++++ RECORDS TO PROCESS

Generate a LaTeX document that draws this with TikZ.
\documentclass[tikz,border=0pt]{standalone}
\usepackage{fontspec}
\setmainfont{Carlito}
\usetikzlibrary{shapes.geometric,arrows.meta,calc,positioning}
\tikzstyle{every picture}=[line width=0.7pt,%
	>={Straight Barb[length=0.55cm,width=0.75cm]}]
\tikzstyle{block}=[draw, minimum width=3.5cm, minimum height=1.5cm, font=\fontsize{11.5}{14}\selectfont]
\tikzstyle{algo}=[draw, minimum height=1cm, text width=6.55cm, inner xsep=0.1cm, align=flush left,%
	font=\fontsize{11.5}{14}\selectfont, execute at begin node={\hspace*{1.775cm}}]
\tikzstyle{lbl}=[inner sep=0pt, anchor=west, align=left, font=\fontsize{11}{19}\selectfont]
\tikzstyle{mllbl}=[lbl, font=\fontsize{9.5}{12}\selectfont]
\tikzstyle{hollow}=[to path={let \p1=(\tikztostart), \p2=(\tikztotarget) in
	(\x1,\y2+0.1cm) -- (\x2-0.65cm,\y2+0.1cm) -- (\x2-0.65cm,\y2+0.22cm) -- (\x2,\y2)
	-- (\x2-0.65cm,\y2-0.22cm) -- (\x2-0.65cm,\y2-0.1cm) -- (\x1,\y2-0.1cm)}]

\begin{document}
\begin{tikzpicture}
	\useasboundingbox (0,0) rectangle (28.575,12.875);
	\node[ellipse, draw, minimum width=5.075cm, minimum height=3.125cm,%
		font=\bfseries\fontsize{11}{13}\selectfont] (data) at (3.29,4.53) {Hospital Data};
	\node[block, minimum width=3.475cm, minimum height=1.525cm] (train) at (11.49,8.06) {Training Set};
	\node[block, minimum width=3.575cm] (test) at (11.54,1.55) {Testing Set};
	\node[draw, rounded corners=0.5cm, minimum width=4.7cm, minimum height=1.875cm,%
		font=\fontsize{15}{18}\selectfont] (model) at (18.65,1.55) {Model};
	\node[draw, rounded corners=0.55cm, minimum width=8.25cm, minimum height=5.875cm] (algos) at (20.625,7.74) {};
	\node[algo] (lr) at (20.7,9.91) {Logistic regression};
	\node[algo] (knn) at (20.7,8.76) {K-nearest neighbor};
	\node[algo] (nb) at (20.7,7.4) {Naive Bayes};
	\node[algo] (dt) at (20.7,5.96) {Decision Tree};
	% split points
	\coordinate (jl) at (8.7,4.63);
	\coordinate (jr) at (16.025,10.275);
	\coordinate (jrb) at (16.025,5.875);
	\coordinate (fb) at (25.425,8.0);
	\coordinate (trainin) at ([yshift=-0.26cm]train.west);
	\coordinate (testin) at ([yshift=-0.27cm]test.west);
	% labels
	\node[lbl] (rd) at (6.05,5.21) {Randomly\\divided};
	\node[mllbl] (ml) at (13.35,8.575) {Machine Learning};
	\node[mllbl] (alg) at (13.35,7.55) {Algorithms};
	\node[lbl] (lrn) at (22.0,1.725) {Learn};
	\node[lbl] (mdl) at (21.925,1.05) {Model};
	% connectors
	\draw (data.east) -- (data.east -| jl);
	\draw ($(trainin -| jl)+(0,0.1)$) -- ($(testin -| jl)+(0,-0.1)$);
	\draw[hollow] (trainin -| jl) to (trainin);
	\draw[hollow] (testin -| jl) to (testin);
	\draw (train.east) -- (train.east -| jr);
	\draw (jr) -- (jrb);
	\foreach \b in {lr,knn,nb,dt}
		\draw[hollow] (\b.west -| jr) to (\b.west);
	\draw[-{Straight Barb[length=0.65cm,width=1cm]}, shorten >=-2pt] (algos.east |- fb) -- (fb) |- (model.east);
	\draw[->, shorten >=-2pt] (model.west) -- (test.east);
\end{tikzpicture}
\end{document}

++++++++
++++ RECORDS TO PROCESS

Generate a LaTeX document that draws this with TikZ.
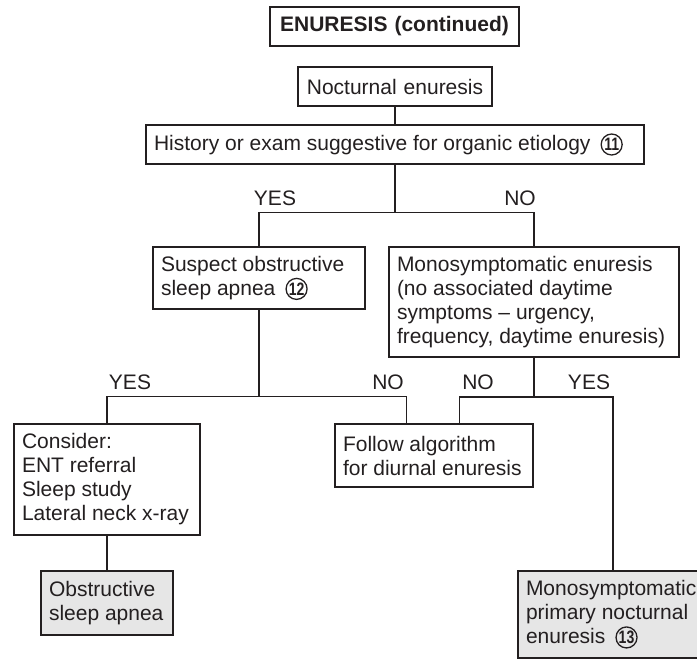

++++++++
++++ RECORDS TO PROCESS

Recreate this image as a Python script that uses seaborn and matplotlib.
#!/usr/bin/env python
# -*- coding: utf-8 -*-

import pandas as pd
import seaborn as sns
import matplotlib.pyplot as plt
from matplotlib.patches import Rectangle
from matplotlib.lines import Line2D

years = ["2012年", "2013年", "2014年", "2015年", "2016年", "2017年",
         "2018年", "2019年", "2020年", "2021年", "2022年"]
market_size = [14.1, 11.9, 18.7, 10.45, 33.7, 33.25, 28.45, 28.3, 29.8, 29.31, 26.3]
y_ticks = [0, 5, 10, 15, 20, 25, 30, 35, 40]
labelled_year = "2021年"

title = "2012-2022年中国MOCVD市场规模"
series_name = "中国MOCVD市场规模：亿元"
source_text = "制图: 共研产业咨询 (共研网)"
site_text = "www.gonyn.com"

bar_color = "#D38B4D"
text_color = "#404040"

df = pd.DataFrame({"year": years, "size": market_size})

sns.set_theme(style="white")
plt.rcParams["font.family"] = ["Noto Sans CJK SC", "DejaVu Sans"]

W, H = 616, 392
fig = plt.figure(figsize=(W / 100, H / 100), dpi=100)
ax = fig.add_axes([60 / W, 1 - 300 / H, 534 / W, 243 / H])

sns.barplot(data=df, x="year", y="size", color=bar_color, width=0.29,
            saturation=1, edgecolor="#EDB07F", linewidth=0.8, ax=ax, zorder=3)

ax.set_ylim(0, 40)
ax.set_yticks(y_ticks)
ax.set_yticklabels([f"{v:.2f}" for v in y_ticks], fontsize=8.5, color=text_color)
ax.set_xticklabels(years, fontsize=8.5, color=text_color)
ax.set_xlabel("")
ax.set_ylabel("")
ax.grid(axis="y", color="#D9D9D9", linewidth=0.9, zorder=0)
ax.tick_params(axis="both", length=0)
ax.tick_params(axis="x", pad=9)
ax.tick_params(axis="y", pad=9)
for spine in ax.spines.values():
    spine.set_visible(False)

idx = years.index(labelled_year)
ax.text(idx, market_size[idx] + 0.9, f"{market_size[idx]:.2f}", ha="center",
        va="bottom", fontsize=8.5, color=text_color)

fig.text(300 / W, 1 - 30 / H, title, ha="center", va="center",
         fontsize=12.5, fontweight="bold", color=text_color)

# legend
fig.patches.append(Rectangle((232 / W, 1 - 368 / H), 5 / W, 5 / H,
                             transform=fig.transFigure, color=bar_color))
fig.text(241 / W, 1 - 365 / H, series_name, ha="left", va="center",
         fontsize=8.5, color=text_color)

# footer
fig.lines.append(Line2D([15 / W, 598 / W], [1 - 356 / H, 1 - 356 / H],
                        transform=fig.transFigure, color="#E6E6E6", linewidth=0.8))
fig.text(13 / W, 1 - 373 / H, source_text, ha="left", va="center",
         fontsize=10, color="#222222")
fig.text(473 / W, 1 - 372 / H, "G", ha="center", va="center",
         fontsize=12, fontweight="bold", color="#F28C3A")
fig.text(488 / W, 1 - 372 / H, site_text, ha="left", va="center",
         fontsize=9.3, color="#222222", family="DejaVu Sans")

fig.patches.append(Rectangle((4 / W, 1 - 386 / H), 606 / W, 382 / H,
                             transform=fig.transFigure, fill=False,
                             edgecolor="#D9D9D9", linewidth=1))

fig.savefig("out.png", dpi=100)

++++++++

INSTRUCTION: Pull out and copy each line containing the string "seaborn".

CORRECT RESULT:
Recreate this image as a Python script that uses seaborn and matplotlib.
import seaborn as sns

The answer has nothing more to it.